BEGIN SUPPLIED MATERIAL
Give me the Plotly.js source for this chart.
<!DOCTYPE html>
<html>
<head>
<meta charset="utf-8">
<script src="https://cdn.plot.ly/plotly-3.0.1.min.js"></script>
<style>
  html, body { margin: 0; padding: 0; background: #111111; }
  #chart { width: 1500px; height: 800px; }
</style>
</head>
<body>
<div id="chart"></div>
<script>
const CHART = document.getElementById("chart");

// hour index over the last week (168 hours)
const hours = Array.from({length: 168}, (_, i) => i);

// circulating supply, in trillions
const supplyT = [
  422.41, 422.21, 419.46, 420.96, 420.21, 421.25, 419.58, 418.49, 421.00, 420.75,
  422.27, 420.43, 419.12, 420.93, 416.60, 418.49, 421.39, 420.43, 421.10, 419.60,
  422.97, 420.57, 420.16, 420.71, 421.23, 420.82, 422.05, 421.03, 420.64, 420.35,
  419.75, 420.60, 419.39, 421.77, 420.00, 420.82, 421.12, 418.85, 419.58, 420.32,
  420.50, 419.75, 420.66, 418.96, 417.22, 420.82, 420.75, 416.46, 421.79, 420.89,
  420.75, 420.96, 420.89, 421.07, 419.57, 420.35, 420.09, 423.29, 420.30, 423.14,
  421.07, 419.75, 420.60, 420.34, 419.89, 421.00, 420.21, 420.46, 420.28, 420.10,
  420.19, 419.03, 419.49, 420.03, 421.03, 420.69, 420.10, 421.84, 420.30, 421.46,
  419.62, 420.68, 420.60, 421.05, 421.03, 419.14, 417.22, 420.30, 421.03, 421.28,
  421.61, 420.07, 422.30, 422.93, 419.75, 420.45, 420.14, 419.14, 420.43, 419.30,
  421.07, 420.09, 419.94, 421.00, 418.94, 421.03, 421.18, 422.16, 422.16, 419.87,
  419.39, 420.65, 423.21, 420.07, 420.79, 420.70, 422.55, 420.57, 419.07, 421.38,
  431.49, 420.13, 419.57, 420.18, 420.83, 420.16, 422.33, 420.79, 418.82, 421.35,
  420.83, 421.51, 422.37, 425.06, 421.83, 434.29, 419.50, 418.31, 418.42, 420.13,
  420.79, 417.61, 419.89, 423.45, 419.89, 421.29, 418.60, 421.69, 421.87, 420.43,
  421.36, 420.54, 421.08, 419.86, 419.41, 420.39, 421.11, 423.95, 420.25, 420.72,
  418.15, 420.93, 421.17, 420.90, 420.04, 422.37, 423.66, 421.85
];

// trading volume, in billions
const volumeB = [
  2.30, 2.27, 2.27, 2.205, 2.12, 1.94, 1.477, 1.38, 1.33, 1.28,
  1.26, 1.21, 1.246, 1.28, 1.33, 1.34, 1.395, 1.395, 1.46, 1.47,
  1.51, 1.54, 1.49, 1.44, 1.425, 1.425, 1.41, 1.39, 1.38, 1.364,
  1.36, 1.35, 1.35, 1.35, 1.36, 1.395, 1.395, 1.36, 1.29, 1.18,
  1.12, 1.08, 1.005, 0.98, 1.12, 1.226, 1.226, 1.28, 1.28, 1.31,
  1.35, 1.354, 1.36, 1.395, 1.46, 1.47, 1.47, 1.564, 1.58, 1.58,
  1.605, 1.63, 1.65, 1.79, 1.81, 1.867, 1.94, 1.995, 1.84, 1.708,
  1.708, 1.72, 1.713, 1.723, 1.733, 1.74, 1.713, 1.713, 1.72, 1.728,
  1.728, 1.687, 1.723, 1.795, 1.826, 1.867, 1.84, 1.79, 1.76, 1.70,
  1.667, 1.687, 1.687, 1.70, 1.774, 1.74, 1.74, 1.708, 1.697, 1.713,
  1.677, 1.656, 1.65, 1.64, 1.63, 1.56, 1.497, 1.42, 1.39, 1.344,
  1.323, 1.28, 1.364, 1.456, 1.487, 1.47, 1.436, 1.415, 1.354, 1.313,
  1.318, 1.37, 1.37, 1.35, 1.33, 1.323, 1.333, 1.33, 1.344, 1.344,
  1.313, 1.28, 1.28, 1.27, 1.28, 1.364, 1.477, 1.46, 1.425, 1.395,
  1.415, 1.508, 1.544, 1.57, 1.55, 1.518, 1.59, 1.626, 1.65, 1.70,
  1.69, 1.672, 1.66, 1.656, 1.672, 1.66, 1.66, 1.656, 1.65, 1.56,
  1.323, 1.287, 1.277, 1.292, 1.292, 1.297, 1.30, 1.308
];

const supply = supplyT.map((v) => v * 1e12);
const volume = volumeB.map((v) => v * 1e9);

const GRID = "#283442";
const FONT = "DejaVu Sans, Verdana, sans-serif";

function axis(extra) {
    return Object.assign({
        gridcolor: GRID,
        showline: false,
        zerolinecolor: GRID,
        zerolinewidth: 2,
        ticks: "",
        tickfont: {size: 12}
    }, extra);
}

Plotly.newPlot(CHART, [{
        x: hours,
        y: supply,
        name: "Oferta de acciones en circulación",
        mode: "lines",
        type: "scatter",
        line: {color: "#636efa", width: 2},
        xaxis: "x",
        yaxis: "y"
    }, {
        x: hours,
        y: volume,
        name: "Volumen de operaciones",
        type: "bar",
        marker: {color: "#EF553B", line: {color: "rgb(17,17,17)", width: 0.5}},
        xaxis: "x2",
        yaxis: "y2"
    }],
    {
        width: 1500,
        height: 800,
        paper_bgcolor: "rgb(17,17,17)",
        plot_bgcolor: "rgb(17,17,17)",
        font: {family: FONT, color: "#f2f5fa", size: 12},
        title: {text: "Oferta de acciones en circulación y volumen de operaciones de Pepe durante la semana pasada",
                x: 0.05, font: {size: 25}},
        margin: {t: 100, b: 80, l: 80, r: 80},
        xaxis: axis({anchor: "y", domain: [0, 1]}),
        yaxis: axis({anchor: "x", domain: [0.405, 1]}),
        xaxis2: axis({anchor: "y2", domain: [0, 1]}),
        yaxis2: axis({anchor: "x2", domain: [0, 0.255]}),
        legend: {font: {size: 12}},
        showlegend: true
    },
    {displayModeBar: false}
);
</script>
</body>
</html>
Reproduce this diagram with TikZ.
END SUPPLIED MATERIAL
Exact copies of all the records are required.

Give me the Plotly.js source for this chart.
<!DOCTYPE html>
<html>
<head>
<meta charset="utf-8">
<script src="https://cdn.plot.ly/plotly-3.0.1.min.js"></script>
<style>
  html, body { margin: 0; padding: 0; background: #111111; }
  #chart { width: 1500px; height: 800px; }
</style>
</head>
<body>
<div id="chart"></div>
<script>
const CHART = document.getElementById("chart");

// hour index over the last week (168 hours)
const hours = Array.from({length: 168}, (_, i) => i);

// circulating supply, in trillions
const supplyT = [
  422.41, 422.21, 419.46, 420.96, 420.21, 421.25, 419.58, 418.49, 421.00, 420.75,
  422.27, 420.43, 419.12, 420.93, 416.60, 418.49, 421.39, 420.43, 421.10, 419.60,
  422.97, 420.57, 420.16, 420.71, 421.23, 420.82, 422.05, 421.03, 420.64, 420.35,
  419.75, 420.60, 419.39, 421.77, 420.00, 420.82, 421.12, 418.85, 419.58, 420.32,
  420.50, 419.75, 420.66, 418.96, 417.22, 420.82, 420.75, 416.46, 421.79, 420.89,
  420.75, 420.96, 420.89, 421.07, 419.57, 420.35, 420.09, 423.29, 420.30, 423.14,
  421.07, 419.75, 420.60, 420.34, 419.89, 421.00, 420.21, 420.46, 420.28, 420.10,
  420.19, 419.03, 419.49, 420.03, 421.03, 420.69, 420.10, 421.84, 420.30, 421.46,
  419.62, 420.68, 420.60, 421.05, 421.03, 419.14, 417.22, 420.30, 421.03, 421.28,
  421.61, 420.07, 422.30, 422.93, 419.75, 420.45, 420.14, 419.14, 420.43, 419.30,
  421.07, 420.09, 419.94, 421.00, 418.94, 421.03, 421.18, 422.16, 422.16, 419.87,
  419.39, 420.65, 423.21, 420.07, 420.79, 420.70, 422.55, 420.57, 419.07, 421.38,
  431.49, 420.13, 419.57, 420.18, 420.83, 420.16, 422.33, 420.79, 418.82, 421.35,
  420.83, 421.51, 422.37, 425.06, 421.83, 434.29, 419.50, 418.31, 418.42, 420.13,
  420.79, 417.61, 419.89, 423.45, 419.89, 421.29, 418.60, 421.69, 421.87, 420.43,
  421.36, 420.54, 421.08, 419.86, 419.41, 420.39, 421.11, 423.95, 420.25, 420.72,
  418.15, 420.93, 421.17, 420.90, 420.04, 422.37, 423.66, 421.85
];

// trading volume, in billions
const volumeB = [
  2.30, 2.27, 2.27, 2.205, 2.12, 1.94, 1.477, 1.38, 1.33, 1.28,
  1.26, 1.21, 1.246, 1.28, 1.33, 1.34, 1.395, 1.395, 1.46, 1.47,
  1.51, 1.54, 1.49, 1.44, 1.425, 1.425, 1.41, 1.39, 1.38, 1.364,
  1.36, 1.35, 1.35, 1.35, 1.36, 1.395, 1.395, 1.36, 1.29, 1.18,
  1.12, 1.08, 1.005, 0.98, 1.12, 1.226, 1.226, 1.28, 1.28, 1.31,
  1.35, 1.354, 1.36, 1.395, 1.46, 1.47, 1.47, 1.564, 1.58, 1.58,
  1.605, 1.63, 1.65, 1.79, 1.81, 1.867, 1.94, 1.995, 1.84, 1.708,
  1.708, 1.72, 1.713, 1.723, 1.733, 1.74, 1.713, 1.713, 1.72, 1.728,
  1.728, 1.687, 1.723, 1.795, 1.826, 1.867, 1.84, 1.79, 1.76, 1.70,
  1.667, 1.687, 1.687, 1.70, 1.774, 1.74, 1.74, 1.708, 1.697, 1.713,
  1.677, 1.656, 1.65, 1.64, 1.63, 1.56, 1.497, 1.42, 1.39, 1.344,
  1.323, 1.28, 1.364, 1.456, 1.487, 1.47, 1.436, 1.415, 1.354, 1.313,
  1.318, 1.37, 1.37, 1.35, 1.33, 1.323, 1.333, 1.33, 1.344, 1.344,
  1.313, 1.28, 1.28, 1.27, 1.28, 1.364, 1.477, 1.46, 1.425, 1.395,
  1.415, 1.508, 1.544, 1.57, 1.55, 1.518, 1.59, 1.626, 1.65, 1.70,
  1.69, 1.672, 1.66, 1.656, 1.672, 1.66, 1.66, 1.656, 1.65, 1.56,
  1.323, 1.287, 1.277, 1.292, 1.292, 1.297, 1.30, 1.308
];

const supply = supplyT.map((v) => v * 1e12);
const volume = volumeB.map((v) => v * 1e9);

const GRID = "#283442";
const FONT = "DejaVu Sans, Verdana, sans-serif";

function axis(extra) {
    return Object.assign({
        gridcolor: GRID,
        showline: false,
        zerolinecolor: GRID,
        zerolinewidth: 2,
        ticks: "",
        tickfont: {size: 12}
    }, extra);
}

Plotly.newPlot(CHART, [{
        x: hours,
        y: supply,
        name: "Oferta de acciones en circulación",
        mode: "lines",
        type: "scatter",
        line: {color: "#636efa", width: 2},
        xaxis: "x",
        yaxis: "y"
    }, {
        x: hours,
        y: volume,
        name: "Volumen de operaciones",
        type: "bar",
        marker: {color: "#EF553B", line: {color: "rgb(17,17,17)", width: 0.5}},
        xaxis: "x2",
        yaxis: "y2"
    }],
    {
        width: 1500,
        height: 800,
        paper_bgcolor: "rgb(17,17,17)",
        plot_bgcolor: "rgb(17,17,17)",
        font: {family: FONT, color: "#f2f5fa", size: 12},
        title: {text: "Oferta de acciones en circulación y volumen de operaciones de Pepe durante la semana pasada",
                x: 0.05, font: {size: 25}},
        margin: {t: 100, b: 80, l: 80, r: 80},
        xaxis: axis({anchor: "y", domain: [0, 1]}),
        yaxis: axis({anchor: "x", domain: [0.405, 1]}),
        xaxis2: axis({anchor: "y2", domain: [0, 1]}),
        yaxis2: axis({anchor: "x2", domain: [0, 0.255]}),
        legend: {font: {size: 12}},
        showlegend: true
    },
    {displayModeBar: false}
);
</script>
</body>
</html>
Reproduce this diagram with TikZ.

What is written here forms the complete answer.